An Old Legal Lion Reflecting Back
Charles, by the time of these reflections in 1979, had already made his mark on history, and was an old lion reflecting on his life. He recalled that back in those Depression-era days some black folk "were honored and venerated, in that paradoxical white-Southern way" but genius, the "fine control over total power, all height and depth, forever and ever? It had simply never entered my mind, for confirming or denying in conjecture, that I would see this for the first time in a black man. You don't get over that."
That night, Charles was standing in the crowd with "a 'good old boy' from Austin High. We listened together for a long time. Then he turned to me, shook his head as if clearing it—as I'm sure he was—of an unacceptable though vague thought, and pronounced the judgment of the time and place: 'After all, he's nothing but a God damn nigger!'
The good old boy did not await, perhaps fearing [a] reply. He walked one way and I the other. Through many years now, I have felt that it was just then that I started walking toward the Brown case, where I belonged. I realized what it was that was being denied and rejected in the utterance I have quoted, and I realized, repeatedly and with growingly solid conviction through the next few years, that the rejection was inevitable, if the premises of my childhood world were to be seen as right, and that, for me, this must mean that those premises were wrong, because I could not and would not make the rejection. Every person of decency in the South of those days must have had some doubts about racism, and I had mine even then—perhaps more that most others. But Louis opened my eyes wide and put to me a choice. Blacks, the saying went, were 'all right in their place.' What was the 'place' of such a man, and of the people from which he sprang?
When Charles was brought face-to-face with an "other" who, in society, represented "inferior," yet turned out to be the total opposite of society's judgment—is not only "superior" but genius—he had a choice to make: do I go against the social norms about "race" in my Southern white upbringing? He eventually became, according to that upbringing, a traitor to his race and his class, what redneck "good old boys" would behind closed doors even today call an unrepentant "n-lover."
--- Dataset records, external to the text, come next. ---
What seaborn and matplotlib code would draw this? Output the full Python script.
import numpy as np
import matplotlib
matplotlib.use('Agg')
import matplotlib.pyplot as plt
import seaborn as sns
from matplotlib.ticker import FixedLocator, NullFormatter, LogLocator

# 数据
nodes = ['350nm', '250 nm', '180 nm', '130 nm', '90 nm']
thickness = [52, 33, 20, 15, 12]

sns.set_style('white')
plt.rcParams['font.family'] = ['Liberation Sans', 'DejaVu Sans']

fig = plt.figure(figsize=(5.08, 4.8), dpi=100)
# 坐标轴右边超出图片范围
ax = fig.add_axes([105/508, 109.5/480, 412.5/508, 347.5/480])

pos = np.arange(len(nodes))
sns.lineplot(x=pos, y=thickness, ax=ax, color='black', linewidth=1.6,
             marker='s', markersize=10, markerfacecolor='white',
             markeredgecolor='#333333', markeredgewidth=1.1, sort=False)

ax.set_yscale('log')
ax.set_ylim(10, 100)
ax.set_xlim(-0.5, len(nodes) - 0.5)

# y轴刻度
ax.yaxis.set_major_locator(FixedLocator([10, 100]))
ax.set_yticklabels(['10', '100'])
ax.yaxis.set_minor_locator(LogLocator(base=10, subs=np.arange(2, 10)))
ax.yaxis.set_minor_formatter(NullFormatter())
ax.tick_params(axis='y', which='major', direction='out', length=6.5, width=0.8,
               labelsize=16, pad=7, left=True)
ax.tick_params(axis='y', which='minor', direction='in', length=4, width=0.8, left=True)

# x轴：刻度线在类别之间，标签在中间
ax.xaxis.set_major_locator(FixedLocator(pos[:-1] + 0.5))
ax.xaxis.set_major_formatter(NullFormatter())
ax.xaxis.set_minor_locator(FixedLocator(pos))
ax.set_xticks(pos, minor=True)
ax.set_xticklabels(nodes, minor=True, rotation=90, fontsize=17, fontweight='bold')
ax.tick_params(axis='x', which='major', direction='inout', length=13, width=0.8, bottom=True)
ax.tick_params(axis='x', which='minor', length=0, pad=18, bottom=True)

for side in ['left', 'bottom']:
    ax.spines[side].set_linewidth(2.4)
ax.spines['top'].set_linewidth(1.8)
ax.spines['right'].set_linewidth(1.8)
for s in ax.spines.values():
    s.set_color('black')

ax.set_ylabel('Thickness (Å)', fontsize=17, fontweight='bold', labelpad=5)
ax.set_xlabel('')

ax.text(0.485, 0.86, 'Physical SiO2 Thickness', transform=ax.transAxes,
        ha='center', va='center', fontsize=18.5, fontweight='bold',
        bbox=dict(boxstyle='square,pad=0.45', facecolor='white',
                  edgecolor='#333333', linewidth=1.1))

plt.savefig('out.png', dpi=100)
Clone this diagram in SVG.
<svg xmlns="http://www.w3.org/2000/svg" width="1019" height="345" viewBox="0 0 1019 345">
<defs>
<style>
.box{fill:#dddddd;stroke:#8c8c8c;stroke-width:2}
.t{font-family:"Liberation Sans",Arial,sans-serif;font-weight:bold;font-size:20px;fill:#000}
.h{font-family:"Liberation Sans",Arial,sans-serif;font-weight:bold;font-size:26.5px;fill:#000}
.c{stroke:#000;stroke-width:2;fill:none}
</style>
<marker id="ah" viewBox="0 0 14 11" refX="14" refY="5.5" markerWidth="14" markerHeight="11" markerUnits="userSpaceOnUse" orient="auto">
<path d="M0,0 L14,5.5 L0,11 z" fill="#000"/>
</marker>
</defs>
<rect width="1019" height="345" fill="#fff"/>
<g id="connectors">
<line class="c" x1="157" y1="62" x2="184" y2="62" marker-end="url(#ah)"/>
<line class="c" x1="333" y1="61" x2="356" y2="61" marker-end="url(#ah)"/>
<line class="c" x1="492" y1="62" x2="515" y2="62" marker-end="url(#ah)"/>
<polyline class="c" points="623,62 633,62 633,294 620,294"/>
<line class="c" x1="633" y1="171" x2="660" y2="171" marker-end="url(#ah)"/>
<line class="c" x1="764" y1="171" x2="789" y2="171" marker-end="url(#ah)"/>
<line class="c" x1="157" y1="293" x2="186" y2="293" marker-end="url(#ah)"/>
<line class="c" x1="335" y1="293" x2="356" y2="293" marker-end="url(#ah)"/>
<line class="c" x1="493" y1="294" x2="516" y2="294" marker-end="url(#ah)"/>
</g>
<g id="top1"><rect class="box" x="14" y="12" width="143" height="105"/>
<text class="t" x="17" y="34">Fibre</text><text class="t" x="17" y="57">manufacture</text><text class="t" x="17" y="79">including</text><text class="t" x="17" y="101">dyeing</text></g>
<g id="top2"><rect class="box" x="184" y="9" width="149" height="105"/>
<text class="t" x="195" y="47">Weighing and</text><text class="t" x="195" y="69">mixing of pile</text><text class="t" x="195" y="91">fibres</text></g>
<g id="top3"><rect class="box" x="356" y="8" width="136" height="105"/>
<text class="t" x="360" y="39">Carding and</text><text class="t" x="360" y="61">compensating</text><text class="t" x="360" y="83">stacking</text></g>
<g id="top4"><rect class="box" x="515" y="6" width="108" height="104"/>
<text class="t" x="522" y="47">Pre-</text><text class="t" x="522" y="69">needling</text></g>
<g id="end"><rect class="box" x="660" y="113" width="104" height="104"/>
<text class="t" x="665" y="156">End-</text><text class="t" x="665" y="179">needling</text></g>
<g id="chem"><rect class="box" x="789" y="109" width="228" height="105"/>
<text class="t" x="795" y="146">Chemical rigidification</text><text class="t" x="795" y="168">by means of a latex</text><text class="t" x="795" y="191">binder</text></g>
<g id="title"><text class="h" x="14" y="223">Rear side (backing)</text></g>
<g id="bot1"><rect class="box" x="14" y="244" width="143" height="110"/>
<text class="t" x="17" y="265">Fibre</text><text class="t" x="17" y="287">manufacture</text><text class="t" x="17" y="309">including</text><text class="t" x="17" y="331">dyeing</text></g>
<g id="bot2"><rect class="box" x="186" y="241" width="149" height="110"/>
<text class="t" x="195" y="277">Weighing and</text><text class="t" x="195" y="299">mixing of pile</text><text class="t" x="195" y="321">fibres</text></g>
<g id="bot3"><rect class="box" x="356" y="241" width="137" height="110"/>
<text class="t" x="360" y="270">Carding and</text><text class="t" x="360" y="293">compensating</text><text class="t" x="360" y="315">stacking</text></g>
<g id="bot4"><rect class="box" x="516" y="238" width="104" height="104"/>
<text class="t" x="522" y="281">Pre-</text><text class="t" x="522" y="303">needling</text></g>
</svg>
Charles L. Black, Jr. became a constitutional law professor who, for a half century, helped shape the legal minds of students at Columbia and Yale law schools. And, as recalled in his New York Times obituary on May 8, 2001, Charles Black helped "Thurgood Marshall of the NAACP Legal Defense and Educational Fund Inc., and others, to write the legal brief for Linda Brown, a 10-year-old student in Topeka, Kan., whose historic case, Brown v. Board of Education, became the Supreme Court's definitive judgment on segregation in American education."
In the wake of the impeachment of Richard Nixon, Professor Black also wrote a definitive text:
A sterling example of moral courage, Charles L. Black, Jr's story above, which comes from an essay in the Yale Review titled "My World with Louis Armstrong," demonstrates the power of culture over race.
Transcending Race Through Culture
The cognitive dissonance Charles experienced over Louis Armstrong's glorious musical power was because of racial norms, his ultimate response to the experience, and subsequent reflections, was steeped in culture and morality, the same unity of aesthetics and ethics that, as I wrote in a recent previous post, freed me.
Charles L. Black Jr. freed himself from the constraints of "the judgment of the time and place" of the community in Texas in which he grew up by choosing to transcend them. That choice and his dedication to social justice later helped the country move beyond overt legal segregation in education via the Brown vs. Board of Education case.
He wasn't waiting for society to change, he was changing it by himself.
—Ralph Ellison
"There have been many—well, a good many—great artists in my time," wrote Black. "But it happened that the one who said the most to me—the most of gaiety, the most of sadness, the most of nervous excitement, the most of religion-in-art, the most of home, the most of that strange square-root-of-minus-one world of emotions without name—was and is Louis. The artist who has played this part in my life was black."
His reflections continue, encompassing the people from which Armstrong sprang and the culture he and they shared:
"In 1957, in the early days after the Brown case, when the South was still resisting, I wrote out and published my deepest thought on the nature of the agony as it presented itself:
I'm going to close by telling of a dream that has formed itself through the years as I, a Southern white by birth and training, have pondered my relations with the many Negroes of Southern origin that I have known, both in the North and at home.
I have noted again and again how often we laugh at the same things, how often we pronounce the same words the same way to the amusement of our hearers, judge character in the same frame of reference, mist up at the same kinds of music. I have exchanged 'good evening' with a Negro stranger on a New Haven street, and then realized (from the way he said the words) that he and I derived this universal small-town custom from the same culture...
These and thousands of other such things have brought me to see the whole caste system of the South, the whole complex net of its senseless cruelties and cripplings, as no mere accidental grotesquerie of history, but rather as that most hideous of errors, that prima materia of tragedy, the failure to recognize kinship...My dream is simply that sight will one day clear and that each of the participants will recognize each other.
The question to you, dear reader, is whether or not you will, as did Charles Black, choose culture over race, and recognize each other’s common human inheritance and kinship?